— start Dataset —

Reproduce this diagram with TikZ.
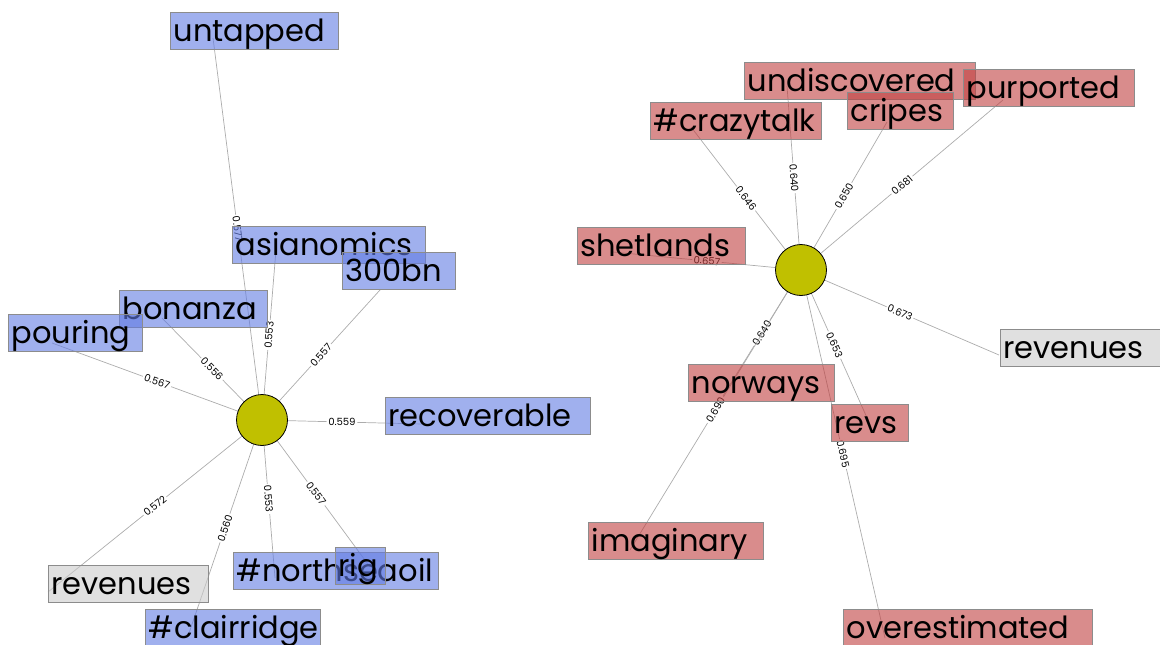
\documentclass[tikz,border=0pt]{standalone}
\usepackage{fontspec}
\newfontfamily\termfont{Poppins}
\usetikzlibrary{backgrounds}
\definecolor{TermBlue} {RGB}{ 97, 123, 227}
\definecolor{TermRed}  {RGB}{192,  63,  63}
\definecolor{TermGrey} {RGB}{203, 203, 203}
\definecolor{HubOlive} {RGB}{192, 192,   0}
\definecolor{EdgeGrey} {RGB}{172, 172, 172}
\definecolor{BoxLine}  {RGB}{140, 140, 140}

\begin{document}
\begin{tikzpicture}[
  x=1pt, y=-1pt,
  term/.style={draw=BoxLine, line width=1pt, fill opacity=0.6, text opacity=1,
               anchor=north west, align=left, inner xsep=3pt, inner ysep=0pt,
               text height=29pt, text depth=8pt, font=\termfont\fontsize{30.5}{31}\selectfont},
  blueterm/.style={term, fill=TermBlue},
  redterm/.style={term, fill=TermRed},
  greyterm/.style={term, fill=TermGrey},
  hub/.style={circle, draw=black, line width=0.8pt, fill=HubOlive,
              minimum size=51pt, inner sep=0pt},
  edge/.style={draw=EdgeGrey, line width=0.7pt},
  weight/.style={sloped, fill=white, inner sep=1.5pt,
                 font=\termfont\fontsize{10}{10}\selectfont}
]
  \useasboundingbox (0,0) rectangle (1160,645);

  % hubs
  \node[hub] (hubL) at (262,420) {};
  \node[hub] (hubR) at (801,270) {};

  % end points of the edges, left cluster
  \coordinate (p-untapped)    at (213,38);
  \coordinate (p-asianomics)  at (276,250);
  \coordinate (p-300bn)       at (380,290);
  \coordinate (p-bonanza)     at (162,318);
  \coordinate (p-pouring)     at (52,343);
  \coordinate (p-recoverable) at (422,424);
  \coordinate (p-revenuesL)   at (48,592);
  \coordinate (p-clairridge)  at (188,636);
  \coordinate (p-northseaoil) at (275,578);
  \coordinate (p-rig)         at (370,567);
  % right cluster
  \coordinate (p-undiscovered)  at (787,86);
  \coordinate (p-crazytalk)     at (691,127);
  \coordinate (p-cripes)        at (887,122);
  \coordinate (p-purported)     at (1003,100);
  \coordinate (p-shetlands)     at (613,252);
  \coordinate (p-revenuesR)     at (999,355);
  \coordinate (p-norways)       at (723,396);
  \coordinate (p-imaginary)     at (630,550);
  \coordinate (p-revs)          at (868,420);
  \coordinate (p-overestimated) at (885,638);

  % term boxes, left cluster
  \node[blueterm, text width=162pt] (untapped)    at (170,12)  {untapped};
  \node[blueterm, text width=187pt] (asianomics)  at (232,226) {asianomics};
  \node[blueterm, text width=107pt] (300bn)       at (342,252) {300bn};
  \node[blueterm, text width=142pt] (bonanza)     at (119,290) {bonanza};
  \node[blueterm, text width=128pt] (pouring)     at (8,314)   {pouring};
  \node[blueterm, text width=199pt] (recoverable) at (385,397) {recoverable};
  \node[greyterm, text width=154pt] (revenuesL)   at (48,565)  {revenues};
  \node[blueterm, text width=169pt] (clairridge)  at (145,609) {\#clairridge};
  \node[blueterm, text width=199pt] (northseaoil) at (233,552) {\#northseaoil};
  \node[blueterm, text width=44pt]  (rig)         at (335,547) {rig};

  % term boxes, right cluster
  \node[redterm, text width=225pt]  (undiscovered)  at (744,62)  {undiscovered};
  \node[redterm, text width=165pt]  (crazytalk)     at (650,102) {\#crazytalk};
  \node[redterm, text width=100pt]  (cripes)        at (847,92)  {cripes};
  \node[redterm, text width=165pt]  (purported)     at (963,69)  {purported};
  \node[redterm, text width=162pt]  (shetlands)     at (577,227) {shetlands};
  \node[greyterm, text width=154pt] (revenuesR)     at (1000,329) {revenues};
  \node[redterm, text width=140pt]  (norways)       at (688,364) {norways};
  \node[redterm, text width=71pt]   (revs)          at (831,404) {revs};
  \node[redterm, text width=169pt]  (imaginary)     at (588,522) {imaginary};
  \node[redterm, text width=243pt]  (overestimated) at (843,609) {overestimated};

  % weighted edges
  \begin{pgfonlayer}{background}
    \draw[edge] (hubL.center) -- node[weight] {0.577} (p-untapped);
    \draw[edge] (hubL.center) -- node[weight] {0.553} (p-asianomics);
    \draw[edge] (hubL.center) -- node[weight] {0.557} (p-300bn);
    \draw[edge] (hubL.center) -- node[weight] {0.556} (p-bonanza);
    \draw[edge] (hubL.center) -- node[weight] {0.567} (p-pouring);
    \draw[edge] (hubL.center) -- node[weight] {0.559} (p-recoverable);
    \draw[edge] (hubL.center) -- node[weight] {0.572} (p-revenuesL);
    \draw[edge] (hubL.center) -- node[weight] {0.560} (p-clairridge);
    \draw[edge] (hubL.center) -- node[weight] {0.553} (p-northseaoil);
    \draw[edge] (hubL.center) -- node[weight] {0.557} (p-rig);

    \draw[edge] (hubR.center) -- node[weight] {0.640} (p-undiscovered);
    \draw[edge] (hubR.center) -- node[weight] {0.646} (p-crazytalk);
    \draw[edge] (hubR.center) -- node[weight] {0.650} (p-cripes);
    \draw[edge] (hubR.center) -- node[weight] {0.681} (p-purported);
    \draw[edge] (hubR.center) -- node[weight] {0.657} (p-shetlands);
    \draw[edge] (hubR.center) -- node[weight] {0.673} (p-revenuesR);
    \draw[edge] (hubR.center) -- node[weight] {0.640} (p-norways);
    \draw[edge] (hubR.center) -- node[weight] {0.690} (p-imaginary);
    \draw[edge] (hubR.center) -- node[weight] {0.653} (p-revs);
    \draw[edge] (hubR.center) -- node[weight] {0.695} (p-overestimated);
  \end{pgfonlayer}
\end{tikzpicture}
\end{document}
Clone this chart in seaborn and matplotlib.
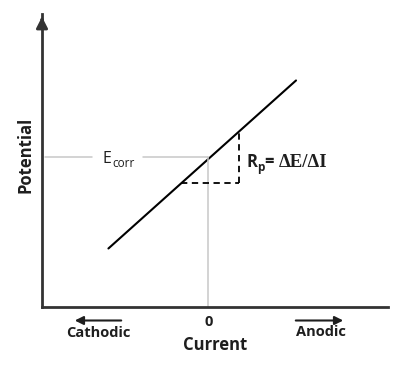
import matplotlib
matplotlib.use("Agg")
import matplotlib.pyplot as plt
import seaborn as sns
import pandas as pd

sns.set_theme(style="white")
plt.rcParams['font.family'] = ['Open Sans', 'DejaVu Sans']

# Data (arbitrary units: current 0 at x=0, Ecorr at y=0)
line_current = [-0.60, 0.53]
line_potential = [-0.61, 0.51]
ecorr = 0.0
dI_start, dI_end = -0.163, 0.187
dE_low, dE_high = -0.173, 0.173
x_limits = (-1.0, 1.084)
y_limits = (-1.0, 0.953)

W, H = 404, 367
fig = plt.figure(figsize=(W/100, H/100), dpi=100)
ax = fig.add_axes([42/W, 1-307/H, (388-42)/W, (307-14)/H])

df = pd.DataFrame({"Current": line_current, "Potential": line_potential})
sns.lineplot(data=df, x="Current", y="Potential", ax=ax, color="black", linewidth=1.5)

# Ecorr guide lines (gray)
ax.plot([x_limits[0] + 0.02, -0.70], [ecorr, ecorr], color="#c8c8c8", lw=1.1)
ax.plot([-0.39, 0.0], [ecorr, ecorr], color="#c8c8c8", lw=1.1)
ax.plot([0.0, 0.0], [y_limits[0], ecorr], color="#c8c8c8", lw=1.1)

# dashed triangle
ax.plot([dI_start, dI_end], [dE_low, dE_low], color="black", lw=1.3, ls=(0, (3.5, 2.5)))
ax.plot([dI_end, dI_end], [dE_low, dE_high], color="black", lw=1.3, ls=(0, (3.5, 2.5)))

ax.set_xlim(*x_limits)
ax.set_ylim(*y_limits)
ax.set_xticks([])
ax.set_yticks([])
ax.set_xlabel("")
ax.set_ylabel("")
for s in ["top", "right"]:
    ax.spines[s].set_visible(False)
for s in ["left", "bottom"]:
    ax.spines[s].set_color("#333333")
    ax.spines[s].set_linewidth(2)

# y axis arrow head
ax.annotate("", xy=(0, 1.0), xytext=(0, 0.97), xycoords="axes fraction",
            arrowprops=dict(arrowstyle="-|>,head_length=0.55,head_width=0.28", color="#333333", lw=2),
            annotation_clip=False)

def px(x, y):
    return x / W, 1 - y / H

tc = "#1e1e1e"
# Ecorr label
fig.text(*px(103, 163), "E", fontsize=11.5, ha="left", va="baseline", color=tc)
fig.text(*px(112, 167), "corr", fontsize=8.5, ha="left", va="baseline", color=tc)

# Rp label
fig.text(*px(246, 167), "R", fontsize=12, fontweight="bold", ha="left", va="baseline", color=tc)
fig.text(*px(257, 171), "p", fontsize=8.5, fontweight="bold", ha="left", va="baseline", color=tc)
fig.text(*px(264, 167), "=", fontsize=12, fontweight="bold", ha="left", va="baseline", color=tc)
fig.text(*px(279, 167), "\u0394E/\u0394I", fontsize=13.5, fontweight="bold",
         family=["Liberation Serif", "DejaVu Serif"], ha="left", va="baseline", color=tc)

fig.text(*px(26, 155), "Potential", rotation=90, fontsize=12, fontweight="bold",
         ha="center", va="center", color=tc)
fig.text(*px(209, 322), "0", fontsize=10.5, fontweight="bold", ha="center", va="center", color=tc)
fig.text(*px(215, 345), "Current", fontsize=12, fontweight="bold", ha="center", va="center", color=tc)
fig.text(*px(98, 333), "Cathodic", fontsize=10.5, fontweight="bold", ha="center", va="center", color=tc)
fig.text(*px(321, 332), "Anodic", fontsize=10.5, fontweight="bold", ha="center", va="center", color=tc)

fig.patches.append(matplotlib.patches.FancyArrowPatch(
    px(124, 320.5), px(72, 320.5), transform=fig.transFigure,
    arrowstyle="-|>,head_length=5,head_width=2.5", color=tc, lw=1.5))
fig.patches.append(matplotlib.patches.FancyArrowPatch(
    px(293, 320.5), px(346, 320.5), transform=fig.transFigure,
    arrowstyle="-|>,head_length=5,head_width=2.5", color=tc, lw=1.5))

fig.savefig("out.png", dpi=100, facecolor="white")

— end Dataset —

**What you will do:**
Copy out each line of the data containing the string "matplotlib".

**Answer for this exercise:**
Clone this chart in seaborn and matplotlib.
import matplotlib
matplotlib.use("Agg")
import matplotlib.pyplot as plt
fig.patches.append(matplotlib.patches.FancyArrowPatch(
fig.patches.append(matplotlib.patches.FancyArrowPatch(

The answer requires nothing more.